* start *
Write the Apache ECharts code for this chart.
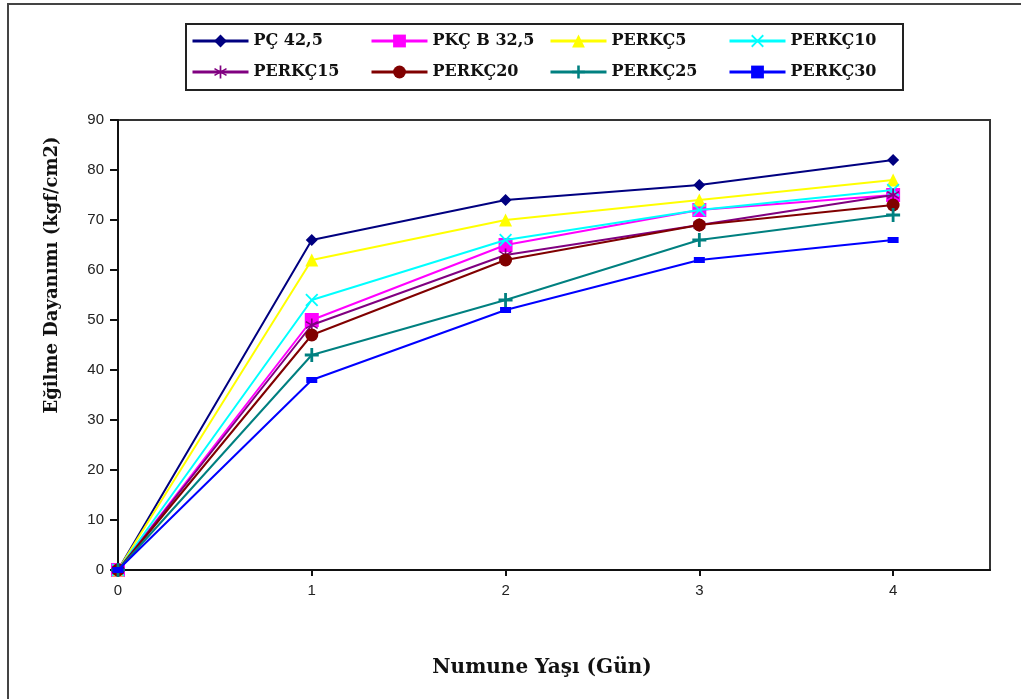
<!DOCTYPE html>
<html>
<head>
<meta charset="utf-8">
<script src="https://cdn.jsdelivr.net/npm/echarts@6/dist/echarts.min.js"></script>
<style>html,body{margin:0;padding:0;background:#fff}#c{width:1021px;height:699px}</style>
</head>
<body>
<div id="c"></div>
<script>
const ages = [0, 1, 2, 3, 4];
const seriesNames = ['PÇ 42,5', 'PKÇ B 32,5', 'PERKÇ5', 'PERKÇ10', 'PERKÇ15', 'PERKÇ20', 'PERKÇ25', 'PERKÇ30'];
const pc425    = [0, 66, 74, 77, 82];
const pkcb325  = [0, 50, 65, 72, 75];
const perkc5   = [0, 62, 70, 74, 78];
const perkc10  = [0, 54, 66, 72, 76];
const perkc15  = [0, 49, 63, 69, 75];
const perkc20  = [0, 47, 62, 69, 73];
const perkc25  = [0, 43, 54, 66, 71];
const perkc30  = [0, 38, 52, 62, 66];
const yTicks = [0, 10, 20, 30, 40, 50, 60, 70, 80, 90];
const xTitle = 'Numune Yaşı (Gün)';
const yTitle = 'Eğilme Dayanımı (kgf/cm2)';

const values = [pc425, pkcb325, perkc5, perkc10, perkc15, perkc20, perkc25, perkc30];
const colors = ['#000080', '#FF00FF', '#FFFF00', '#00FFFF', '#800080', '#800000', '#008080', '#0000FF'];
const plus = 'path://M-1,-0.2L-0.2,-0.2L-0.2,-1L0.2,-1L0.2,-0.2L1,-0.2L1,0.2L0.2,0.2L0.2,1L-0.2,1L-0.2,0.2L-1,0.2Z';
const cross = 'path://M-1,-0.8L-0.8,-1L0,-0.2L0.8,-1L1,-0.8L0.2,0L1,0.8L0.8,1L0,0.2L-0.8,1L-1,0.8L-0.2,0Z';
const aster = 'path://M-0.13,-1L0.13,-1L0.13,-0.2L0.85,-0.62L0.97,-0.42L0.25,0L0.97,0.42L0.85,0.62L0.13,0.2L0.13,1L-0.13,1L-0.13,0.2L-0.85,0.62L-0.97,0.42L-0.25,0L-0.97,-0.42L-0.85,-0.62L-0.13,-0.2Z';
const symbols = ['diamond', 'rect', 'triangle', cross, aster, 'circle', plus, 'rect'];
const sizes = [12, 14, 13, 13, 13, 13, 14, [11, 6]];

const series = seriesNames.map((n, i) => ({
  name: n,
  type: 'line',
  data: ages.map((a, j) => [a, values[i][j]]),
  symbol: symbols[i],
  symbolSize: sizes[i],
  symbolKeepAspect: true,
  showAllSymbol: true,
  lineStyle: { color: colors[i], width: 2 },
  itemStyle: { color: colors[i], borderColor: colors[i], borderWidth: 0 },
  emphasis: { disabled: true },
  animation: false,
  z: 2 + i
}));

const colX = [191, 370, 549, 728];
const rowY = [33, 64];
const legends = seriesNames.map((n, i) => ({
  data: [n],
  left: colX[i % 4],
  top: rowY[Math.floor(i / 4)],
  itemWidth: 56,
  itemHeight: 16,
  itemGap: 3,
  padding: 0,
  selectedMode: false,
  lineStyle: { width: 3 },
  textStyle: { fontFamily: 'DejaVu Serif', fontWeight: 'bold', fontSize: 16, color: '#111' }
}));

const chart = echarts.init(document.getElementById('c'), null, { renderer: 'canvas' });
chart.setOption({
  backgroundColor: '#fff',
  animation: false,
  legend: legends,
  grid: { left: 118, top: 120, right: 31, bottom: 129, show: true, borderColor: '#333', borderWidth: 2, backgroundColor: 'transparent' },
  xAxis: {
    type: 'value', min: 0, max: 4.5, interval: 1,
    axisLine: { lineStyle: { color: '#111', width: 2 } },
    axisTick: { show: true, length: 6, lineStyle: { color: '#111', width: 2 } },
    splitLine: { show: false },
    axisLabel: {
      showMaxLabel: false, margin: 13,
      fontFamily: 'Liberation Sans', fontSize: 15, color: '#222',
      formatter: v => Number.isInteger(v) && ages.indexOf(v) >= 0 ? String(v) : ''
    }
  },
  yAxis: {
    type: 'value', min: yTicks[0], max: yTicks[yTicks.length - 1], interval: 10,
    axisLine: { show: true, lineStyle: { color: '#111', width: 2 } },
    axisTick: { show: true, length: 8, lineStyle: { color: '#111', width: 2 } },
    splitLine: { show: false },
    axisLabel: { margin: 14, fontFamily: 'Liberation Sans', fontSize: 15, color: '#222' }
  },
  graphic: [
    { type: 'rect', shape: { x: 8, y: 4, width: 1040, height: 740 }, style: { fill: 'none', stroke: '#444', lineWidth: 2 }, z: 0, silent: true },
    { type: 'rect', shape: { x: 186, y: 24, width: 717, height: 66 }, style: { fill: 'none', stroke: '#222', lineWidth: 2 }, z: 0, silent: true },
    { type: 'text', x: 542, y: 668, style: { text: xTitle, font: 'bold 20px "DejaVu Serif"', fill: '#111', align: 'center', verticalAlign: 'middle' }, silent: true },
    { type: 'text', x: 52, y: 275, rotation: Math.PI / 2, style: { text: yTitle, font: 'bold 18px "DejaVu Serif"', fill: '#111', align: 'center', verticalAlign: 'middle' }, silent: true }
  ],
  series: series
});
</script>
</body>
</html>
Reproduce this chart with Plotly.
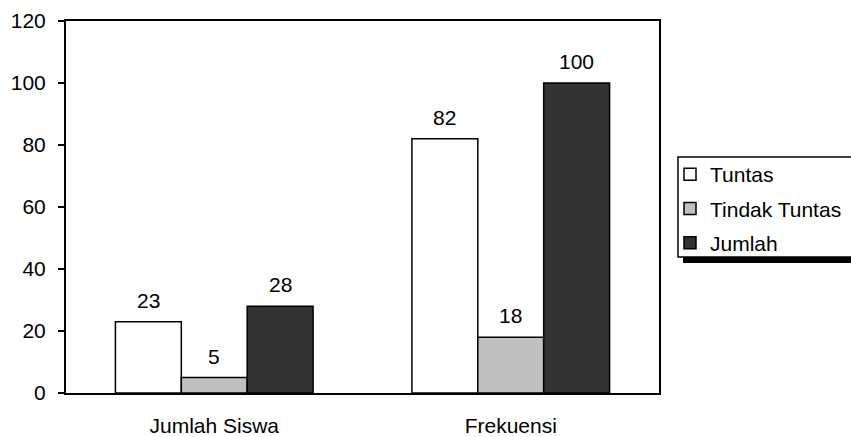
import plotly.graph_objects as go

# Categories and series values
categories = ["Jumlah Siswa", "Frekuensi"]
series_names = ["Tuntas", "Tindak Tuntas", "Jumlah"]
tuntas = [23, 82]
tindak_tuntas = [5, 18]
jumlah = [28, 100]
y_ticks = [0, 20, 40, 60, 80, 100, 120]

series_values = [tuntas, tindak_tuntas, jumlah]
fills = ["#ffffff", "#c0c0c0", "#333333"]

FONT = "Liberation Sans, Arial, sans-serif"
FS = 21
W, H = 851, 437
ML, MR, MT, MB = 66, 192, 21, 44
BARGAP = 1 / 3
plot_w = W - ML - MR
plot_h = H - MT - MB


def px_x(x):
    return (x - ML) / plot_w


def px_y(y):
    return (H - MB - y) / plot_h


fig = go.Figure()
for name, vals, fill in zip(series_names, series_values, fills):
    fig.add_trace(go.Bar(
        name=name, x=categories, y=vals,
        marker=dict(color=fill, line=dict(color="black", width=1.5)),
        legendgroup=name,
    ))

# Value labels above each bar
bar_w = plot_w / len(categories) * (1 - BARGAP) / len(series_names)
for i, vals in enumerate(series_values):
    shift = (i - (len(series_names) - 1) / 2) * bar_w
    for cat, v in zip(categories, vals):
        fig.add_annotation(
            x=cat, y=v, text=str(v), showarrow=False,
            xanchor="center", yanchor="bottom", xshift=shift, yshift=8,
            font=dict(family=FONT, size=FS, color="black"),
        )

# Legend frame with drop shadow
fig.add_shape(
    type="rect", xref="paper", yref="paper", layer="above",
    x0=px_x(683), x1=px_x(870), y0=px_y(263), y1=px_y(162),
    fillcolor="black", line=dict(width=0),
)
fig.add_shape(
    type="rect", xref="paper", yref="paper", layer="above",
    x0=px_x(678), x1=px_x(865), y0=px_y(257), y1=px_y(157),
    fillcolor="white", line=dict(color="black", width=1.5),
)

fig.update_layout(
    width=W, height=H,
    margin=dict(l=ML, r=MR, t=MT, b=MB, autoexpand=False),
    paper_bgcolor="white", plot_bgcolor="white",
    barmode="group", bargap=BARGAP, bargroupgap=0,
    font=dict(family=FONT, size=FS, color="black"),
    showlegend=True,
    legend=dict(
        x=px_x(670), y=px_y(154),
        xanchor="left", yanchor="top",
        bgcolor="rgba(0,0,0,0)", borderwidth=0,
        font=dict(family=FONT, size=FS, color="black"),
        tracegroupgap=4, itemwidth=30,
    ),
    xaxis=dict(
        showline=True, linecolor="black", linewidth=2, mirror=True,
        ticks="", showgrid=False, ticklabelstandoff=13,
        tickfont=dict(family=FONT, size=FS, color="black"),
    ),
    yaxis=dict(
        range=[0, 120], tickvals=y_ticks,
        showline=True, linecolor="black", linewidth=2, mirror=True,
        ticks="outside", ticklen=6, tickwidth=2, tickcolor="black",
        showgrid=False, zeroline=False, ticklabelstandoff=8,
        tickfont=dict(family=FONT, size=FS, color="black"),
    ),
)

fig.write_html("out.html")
* end *
» **WHAT YOU HAVE TO DO**
Copy exactly, and copy only, the lines from the one with "Reproduce this chart with Plotly." to the one with "y_ticks = [0, 20, 40, 60, 80, 100, 120]", ends included. Pictures are not part of the copy.

» **OUTPUT**
Reproduce this chart with Plotly.
import plotly.graph_objects as go

# Categories and series values
categories = ["Jumlah Siswa", "Frekuensi"]
series_names = ["Tuntas", "Tindak Tuntas", "Jumlah"]
tuntas = [23, 82]
tindak_tuntas = [5, 18]
jumlah = [28, 100]
y_ticks = [0, 20, 40, 60, 80, 100, 120]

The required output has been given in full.